The Azeemi Sufi Order, known in Urdu as Silsila Azeemia (سلسلہ عظيمیہ), is a well-known Sufi spiritual order in Pakistan, The founder of this spiritual order is Muhammad Azeem Barkhiya (1898–1979), also known as Qalandar Baba Auliya. The Silsila Azeemia was officially established in July 1960 (1380 AH) in Karachi, Pakistan.
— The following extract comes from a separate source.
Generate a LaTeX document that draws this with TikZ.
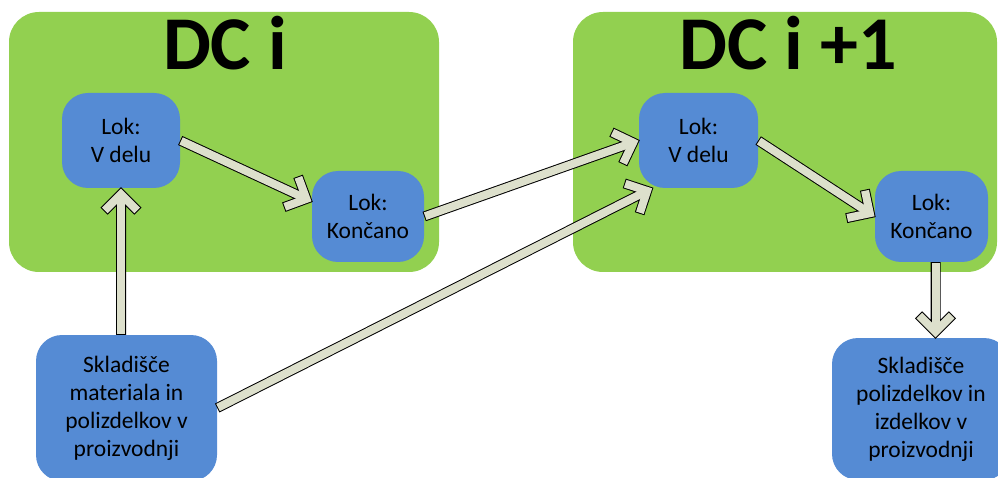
\documentclass[tikz,border=0pt]{standalone}
\usepackage{fontspec}
\setmainfont{Carlito}
\usetikzlibrary{calc}
\definecolor{boxgreen}{RGB}{146,208,80}
\definecolor{boxblue}{RGB}{85,139,212}
\definecolor{arrowbeige}{RGB}{221,224,204}
\tikzset{
  greenbox/.style={fill=boxgreen, rounded corners=30pt, inner sep=0pt},
  bluebox/.style={fill=boxblue, rounded corners=26pt, inner sep=0pt, align=center,
    font=\fontsize{23.5}{28}\selectfont},
  titletext/.style={anchor=base, inner sep=0pt, font=\fontsize{76}{80}\selectfont\bfseries},
  arrowline/.style={draw=black, line width=10pt, line join=miter, line cap=butt},
  arrowfill/.style={draw=arrowbeige, line width=8pt, line join=miter, line cap=butt}
}
\newcommand\fatarrow[2]{%
  \coordinate (ta) at (#1);
  \coordinate (tb) at (#2);
  \coordinate (tc) at ($(tb)!6pt!(ta)$);
  \coordinate (ha) at ($(tc)!24pt!45:(ta)$);
  \coordinate (hb) at ($(tc)!24pt!-45:(ta)$);
  \draw[arrowline] (ta) -- (tc) (ha) -- (tc) -- (hb);
  \draw[arrowfill, shorten <=1pt] (ta) -- (tc);
  \draw[arrowfill, shorten <=1pt, shorten >=1pt] (ha) -- (tc) -- (hb);
}
\begin{document}
\begin{tikzpicture}[x=1pt, y=-1pt]
\useasboundingbox (0,0) rectangle (998,478);
\clip (0,0) rectangle (998,478);
% green containers
\node[greenbox, minimum width=430pt, minimum height=260pt] (gL) at (224,142) {};
\node[greenbox, minimum width=424pt, minimum height=260pt] (gR) at (785,142) {};
% titles
\node[titletext] (tL) at (225,70) {DC i};
\node[titletext] (tR) at (788,70) {DC i +1};
% blue boxes
\node[bluebox, minimum width=118pt, minimum height=95pt] (lv) at (121,140.5) {Lok:\\V delu};
\node[bluebox, minimum width=112pt, minimum height=91pt] (lk) at (368,216.5) {Lok:\\Končano};
\node[bluebox, minimum width=119pt, minimum height=95pt] (rv) at (698.5,140.5) {Lok:\\V delu};
\node[bluebox, minimum width=113pt, minimum height=91pt] (rk) at (931.5,216.5) {Lok:\\Končano};
\node[bluebox, minimum width=181pt, minimum height=146pt] (sL) at (126.5,408) {Skladišče\\materiala in\\polizdelkov v\\proizvodnji};
\node[bluebox, minimum width=178pt, minimum height=142pt] (sR) at (921,409) {Skladišče\\polizdelkov in\\izdelkov v\\proizvodnji};
% arrows
\fatarrow{lv.east}{lk.165}
\fatarrow{lv.south |- sL.north}{lv.south}
\fatarrow{lk.east}{rv.west}
\fatarrow{sL.east}{rv.226}
\fatarrow{rv.east}{rk.west}
\fatarrow{rk.-85}{rk.-85 |- sR.north}
\end{tikzpicture}
\end{document}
The order was headed by Muhammad Azeem Barkhiya until he 1979, After the death of Muhammad Azeem Barkhiya (Qalandar Baba Auliya) in January 1979, his disciple and spiritual successor of the Silsila Azeemia, Shamsuddin Azeemi (1927–2025), became the head of the order.
Following the death of Shamsuddin Azeemi in February 2025, Dr. Waqar Yousuf Azeemi, a trained disciple of both Muhammad Azeem Barkhiya and Shamsuddin Azeemi, assumed responsibility as the head of Silsila Azeemia.

Waqar Yousuf Azeemi is the current and third head of the order, succeeding Khwaja Shamsuddin Azeemi.

Members of the order commemorate the date of Qalandar Baba Auliya's passing (urs), 27 January, by making pilgrimage to his tomb in Karachi's Surjani Town. His urs is organised as a two-day series of workshops and seminars on the order's values, as well as meditation sessions.

Followers of Silsila Azeemia are present not only in Pakistan but also in the United Kingdom, United Arab Emirates, Europe, the United States, Canada, Russia, and Turkey in large numbers.

There are more than 100 Azeemi centers (Muraqaba Halls) internationally.